# Wsdl datei



## Heuer (29. Sep 2014)

Hallo aus kiel,

Ich muss eine abfrage wie soap bei einem server machen. Ich habe nun vom betreiber ein wsdl datei bekommen. Da habe ich kein plan von. Kann mir jemand helfen, wie man so eine datei in eine webseite einbinden kann damit die abfrage funzt? 

Oder muss man da noch ein php script machen?  

Danke schon mal.


----------



## sti (30. Sep 2014)

Öhm. 

Puh. Datei einbinden in Website?  Php Script?

Da fehlen ein paar mehr Hintergrundinformationen. Welche Technologie nutzt du, welche Informationen rufst du ab. 

Eine WSDL-Datei  beschreibt im grunde genommen den kompletten Funktionalen Umfang der Schnittstelle. ergo: welche Funktionen werden angeboten und wie werden diese angesprochen.
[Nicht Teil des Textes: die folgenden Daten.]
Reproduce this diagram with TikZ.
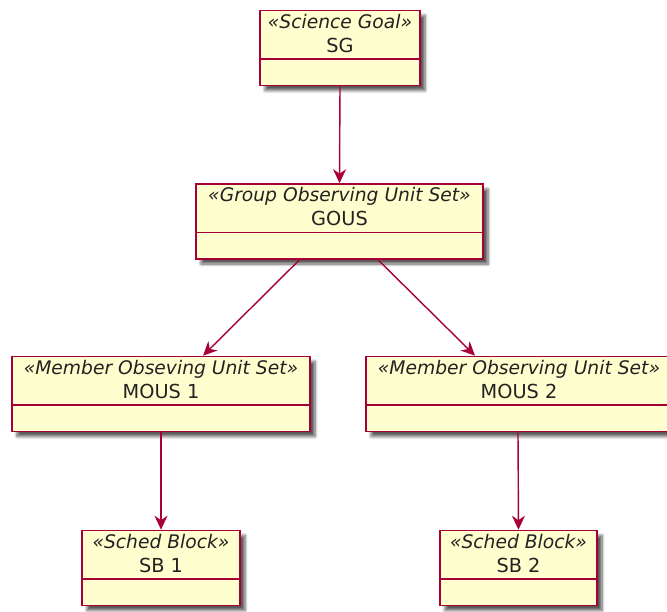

Wenn du dich im Javaumfeld herumtreibst (So klingt es allerdings nicht) kannst du dir aus der WSDL direkt Code generieren lassen 

Liebe Grüße

Sti


----------



## DerSteffenLaatzen (17. Jan 2017)

Kkleiner Zusatz von sti seinem Beitrag: Die wsdl beschreibt ausserdem den Endpoint sowie das was die jeweilige Methode zurückgibt


----------